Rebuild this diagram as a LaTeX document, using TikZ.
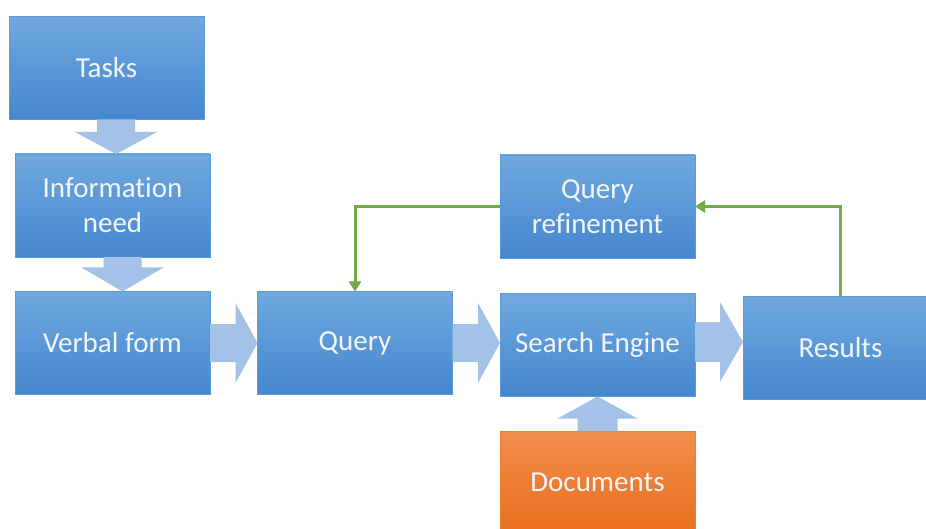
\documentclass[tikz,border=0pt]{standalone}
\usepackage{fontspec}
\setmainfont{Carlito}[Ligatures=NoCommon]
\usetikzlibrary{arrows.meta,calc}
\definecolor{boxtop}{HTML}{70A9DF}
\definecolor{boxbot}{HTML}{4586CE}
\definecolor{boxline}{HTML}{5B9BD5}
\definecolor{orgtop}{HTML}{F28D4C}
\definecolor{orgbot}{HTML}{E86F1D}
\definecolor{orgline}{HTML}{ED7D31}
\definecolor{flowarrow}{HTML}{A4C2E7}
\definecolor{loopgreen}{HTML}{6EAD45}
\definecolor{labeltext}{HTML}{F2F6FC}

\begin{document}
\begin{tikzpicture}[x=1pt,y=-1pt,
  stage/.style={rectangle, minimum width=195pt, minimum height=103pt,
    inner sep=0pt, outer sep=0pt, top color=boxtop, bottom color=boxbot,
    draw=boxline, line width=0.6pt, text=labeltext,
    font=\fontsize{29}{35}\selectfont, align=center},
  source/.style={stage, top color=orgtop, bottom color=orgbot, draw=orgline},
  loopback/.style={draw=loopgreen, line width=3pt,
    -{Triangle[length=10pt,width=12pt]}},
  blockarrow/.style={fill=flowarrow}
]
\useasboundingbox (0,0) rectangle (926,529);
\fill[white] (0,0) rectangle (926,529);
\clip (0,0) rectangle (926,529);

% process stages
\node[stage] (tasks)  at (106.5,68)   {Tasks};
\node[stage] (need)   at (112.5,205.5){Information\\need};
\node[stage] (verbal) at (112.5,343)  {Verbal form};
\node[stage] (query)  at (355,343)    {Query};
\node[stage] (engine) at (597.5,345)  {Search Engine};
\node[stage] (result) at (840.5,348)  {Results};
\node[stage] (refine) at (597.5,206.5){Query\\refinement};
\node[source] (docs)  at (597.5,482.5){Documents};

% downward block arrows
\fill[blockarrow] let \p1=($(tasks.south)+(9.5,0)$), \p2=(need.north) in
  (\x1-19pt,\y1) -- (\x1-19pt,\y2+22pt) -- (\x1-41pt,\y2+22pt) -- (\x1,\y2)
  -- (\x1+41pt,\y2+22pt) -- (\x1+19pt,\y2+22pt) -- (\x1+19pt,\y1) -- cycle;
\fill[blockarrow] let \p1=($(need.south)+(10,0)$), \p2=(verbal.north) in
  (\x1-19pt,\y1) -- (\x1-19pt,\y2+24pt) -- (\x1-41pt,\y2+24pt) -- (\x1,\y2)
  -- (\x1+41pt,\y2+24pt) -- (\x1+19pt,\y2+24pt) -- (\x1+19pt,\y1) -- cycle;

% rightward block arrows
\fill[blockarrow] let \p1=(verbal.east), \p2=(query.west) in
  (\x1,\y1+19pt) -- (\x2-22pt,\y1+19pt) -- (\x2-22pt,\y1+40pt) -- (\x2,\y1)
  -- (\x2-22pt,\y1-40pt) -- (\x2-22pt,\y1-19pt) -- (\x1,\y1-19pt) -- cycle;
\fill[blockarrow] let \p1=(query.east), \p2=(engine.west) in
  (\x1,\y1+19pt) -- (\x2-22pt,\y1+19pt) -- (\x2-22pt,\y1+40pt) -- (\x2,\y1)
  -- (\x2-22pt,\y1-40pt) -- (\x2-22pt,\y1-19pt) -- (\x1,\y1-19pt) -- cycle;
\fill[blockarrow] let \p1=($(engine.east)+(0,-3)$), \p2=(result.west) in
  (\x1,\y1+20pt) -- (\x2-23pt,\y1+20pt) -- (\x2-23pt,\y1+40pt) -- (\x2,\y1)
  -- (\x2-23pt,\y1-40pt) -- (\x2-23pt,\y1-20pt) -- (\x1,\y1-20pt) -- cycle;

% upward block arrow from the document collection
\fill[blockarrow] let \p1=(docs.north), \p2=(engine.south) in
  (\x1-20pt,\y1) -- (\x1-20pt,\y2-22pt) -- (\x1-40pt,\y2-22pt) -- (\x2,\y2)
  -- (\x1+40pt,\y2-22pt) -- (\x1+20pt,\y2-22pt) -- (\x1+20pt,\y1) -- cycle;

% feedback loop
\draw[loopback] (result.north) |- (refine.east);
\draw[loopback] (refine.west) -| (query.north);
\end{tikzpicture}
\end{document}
====
• [What needs to be done]: Repeat the material above in full and unchanged, minus its images.

• [Exercise solution]:
Rebuild this diagram as a LaTeX document, using TikZ.
\documentclass[tikz,border=0pt]{standalone}
\usepackage{fontspec}
\setmainfont{Carlito}[Ligatures=NoCommon]
\usetikzlibrary{arrows.meta,calc}
\definecolor{boxtop}{HTML}{70A9DF}
\definecolor{boxbot}{HTML}{4586CE}
\definecolor{boxline}{HTML}{5B9BD5}
\definecolor{orgtop}{HTML}{F28D4C}
\definecolor{orgbot}{HTML}{E86F1D}
\definecolor{orgline}{HTML}{ED7D31}
\definecolor{flowarrow}{HTML}{A4C2E7}
\definecolor{loopgreen}{HTML}{6EAD45}
\definecolor{labeltext}{HTML}{F2F6FC}

\begin{document}
\begin{tikzpicture}[x=1pt,y=-1pt,
  stage/.style={rectangle, minimum width=195pt, minimum height=103pt,
    inner sep=0pt, outer sep=0pt, top color=boxtop, bottom color=boxbot,
    draw=boxline, line width=0.6pt, text=labeltext,
    font=\fontsize{29}{35}\selectfont, align=center},
  source/.style={stage, top color=orgtop, bottom color=orgbot, draw=orgline},
  loopback/.style={draw=loopgreen, line width=3pt,
    -{Triangle[length=10pt,width=12pt]}},
  blockarrow/.style={fill=flowarrow}
]
\useasboundingbox (0,0) rectangle (926,529);
\fill[white] (0,0) rectangle (926,529);
\clip (0,0) rectangle (926,529);

% process stages
\node[stage] (tasks)  at (106.5,68)   {Tasks};
\node[stage] (need)   at (112.5,205.5){Information\\need};
\node[stage] (verbal) at (112.5,343)  {Verbal form};
\node[stage] (query)  at (355,343)    {Query};
\node[stage] (engine) at (597.5,345)  {Search Engine};
\node[stage] (result) at (840.5,348)  {Results};
\node[stage] (refine) at (597.5,206.5){Query\\refinement};
\node[source] (docs)  at (597.5,482.5){Documents};

% downward block arrows
\fill[blockarrow] let \p1=($(tasks.south)+(9.5,0)$), \p2=(need.north) in
  (\x1-19pt,\y1) -- (\x1-19pt,\y2+22pt) -- (\x1-41pt,\y2+22pt) -- (\x1,\y2)
  -- (\x1+41pt,\y2+22pt) -- (\x1+19pt,\y2+22pt) -- (\x1+19pt,\y1) -- cycle;
\fill[blockarrow] let \p1=($(need.south)+(10,0)$), \p2=(verbal.north) in
  (\x1-19pt,\y1) -- (\x1-19pt,\y2+24pt) -- (\x1-41pt,\y2+24pt) -- (\x1,\y2)
  -- (\x1+41pt,\y2+24pt) -- (\x1+19pt,\y2+24pt) -- (\x1+19pt,\y1) -- cycle;

% rightward block arrows
\fill[blockarrow] let \p1=(verbal.east), \p2=(query.west) in
  (\x1,\y1+19pt) -- (\x2-22pt,\y1+19pt) -- (\x2-22pt,\y1+40pt) -- (\x2,\y1)
  -- (\x2-22pt,\y1-40pt) -- (\x2-22pt,\y1-19pt) -- (\x1,\y1-19pt) -- cycle;
\fill[blockarrow] let \p1=(query.east), \p2=(engine.west) in
  (\x1,\y1+19pt) -- (\x2-22pt,\y1+19pt) -- (\x2-22pt,\y1+40pt) -- (\x2,\y1)
  -- (\x2-22pt,\y1-40pt) -- (\x2-22pt,\y1-19pt) -- (\x1,\y1-19pt) -- cycle;
\fill[blockarrow] let \p1=($(engine.east)+(0,-3)$), \p2=(result.west) in
  (\x1,\y1+20pt) -- (\x2-23pt,\y1+20pt) -- (\x2-23pt,\y1+40pt) -- (\x2,\y1)
  -- (\x2-23pt,\y1-40pt) -- (\x2-23pt,\y1-20pt) -- (\x1,\y1-20pt) -- cycle;

% upward block arrow from the document collection
\fill[blockarrow] let \p1=(docs.north), \p2=(engine.south) in
  (\x1-20pt,\y1) -- (\x1-20pt,\y2-22pt) -- (\x1-40pt,\y2-22pt) -- (\x2,\y2)
  -- (\x1+40pt,\y2-22pt) -- (\x1+20pt,\y2-22pt) -- (\x1+20pt,\y1) -- cycle;

% feedback loop
\draw[loopback] (result.north) |- (refine.east);
\draw[loopback] (refine.west) -| (query.north);
\end{tikzpicture}
\end{document}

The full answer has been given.